What was wrong with the old calendar?

It’s as confounding as the anecdote a mysterious old drunk told me in a San Antonio honky tonk as he was explaining to me the illusory charms of desolate West Texas.

“There’s a place out near Lubbock that is so flat that on a clear day you can see the back of your own head.”

Of course, the year conundrum dates back to a charismatic leader who was worshipped as god-like by devoted followers who’d swear he was capable of walking on water.

Shame on you if you think I’m talking about Trump.

It was Jesus. Believe or not, but there was a man whose time on Earth was so consequential they changed the entire calendar.
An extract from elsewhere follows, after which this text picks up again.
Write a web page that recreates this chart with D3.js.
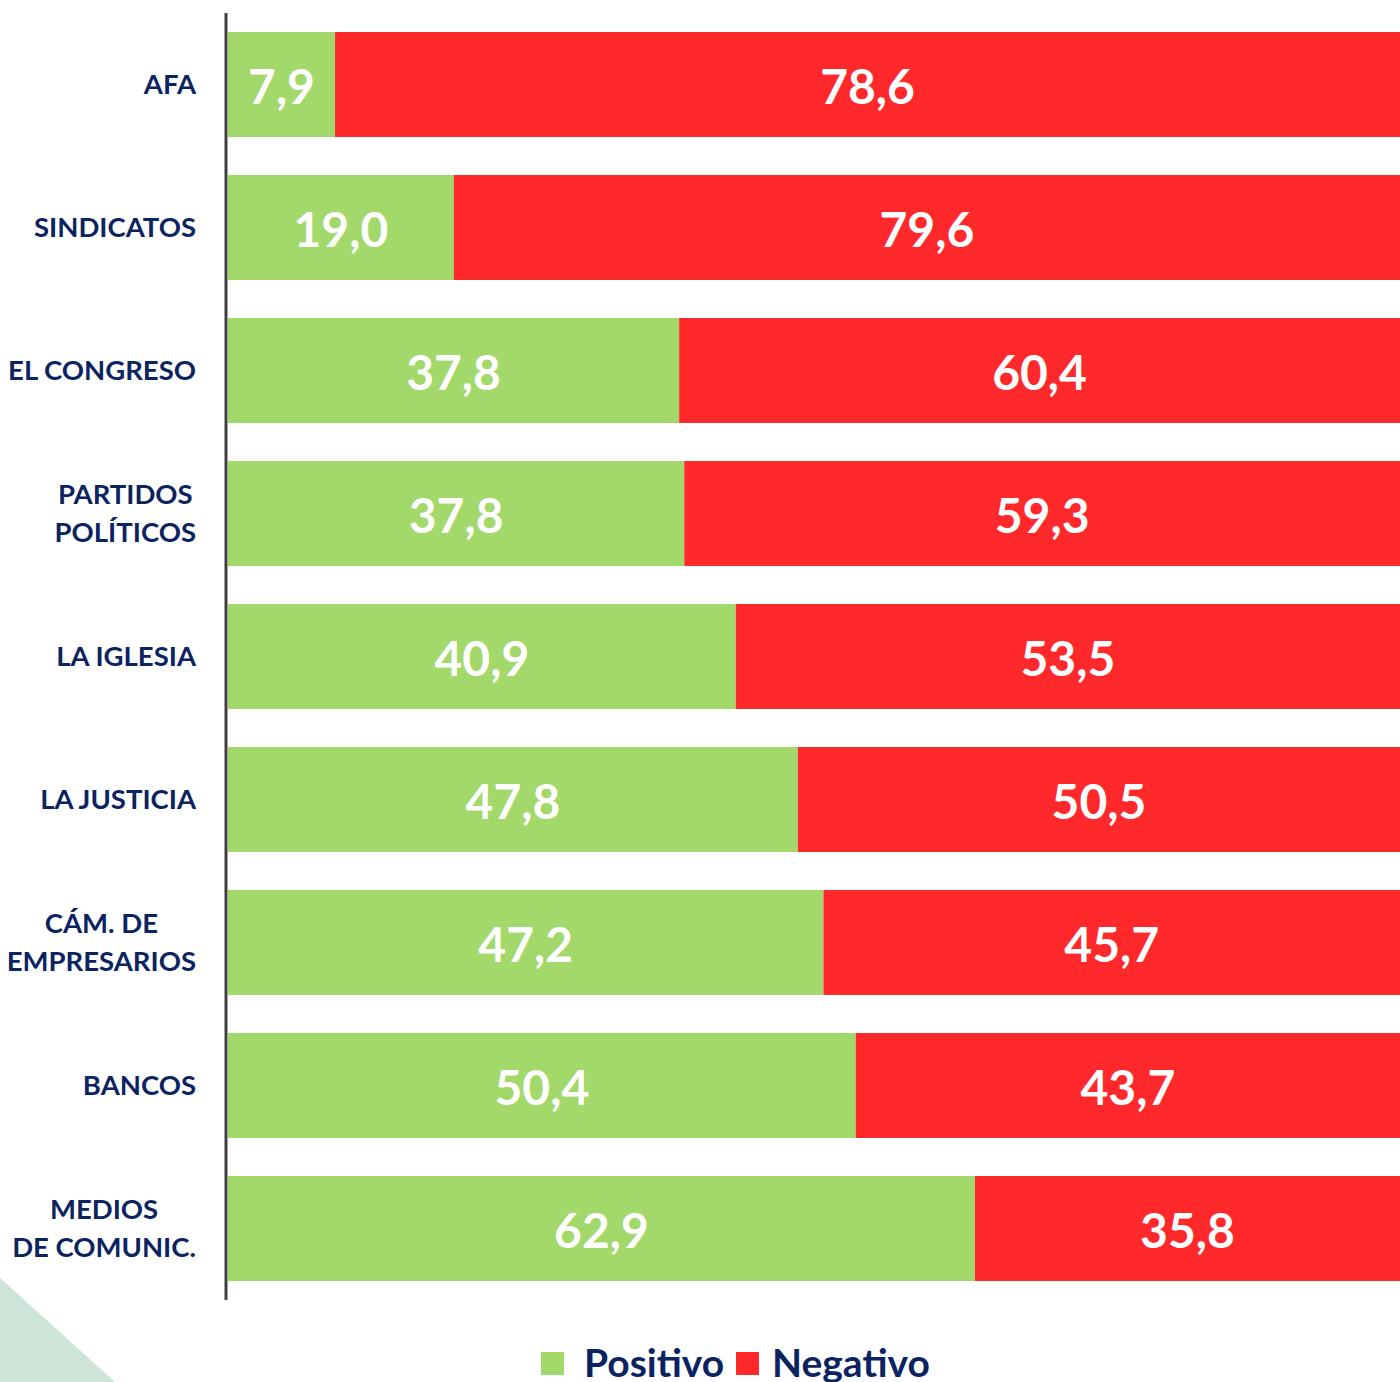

It’s complicated so here’s the jiffy Wikipedia version: 

“There is no "zero" year -- in this system, the year Christ was born is 1 A.D., and the year preceding it is 1 B.C. This practice was first suggested in the sixth century A.D., and was adopted by the pope of that time. It took quite a while for it to become a worldwide standard, however.”

B.C. stands for “Before Christ;” A.D. for “anno domini,” Latin for “in the year of our Lord.”

That’s just some of the things that ricochet around my noggin as I’m making sure my checks are properly dated.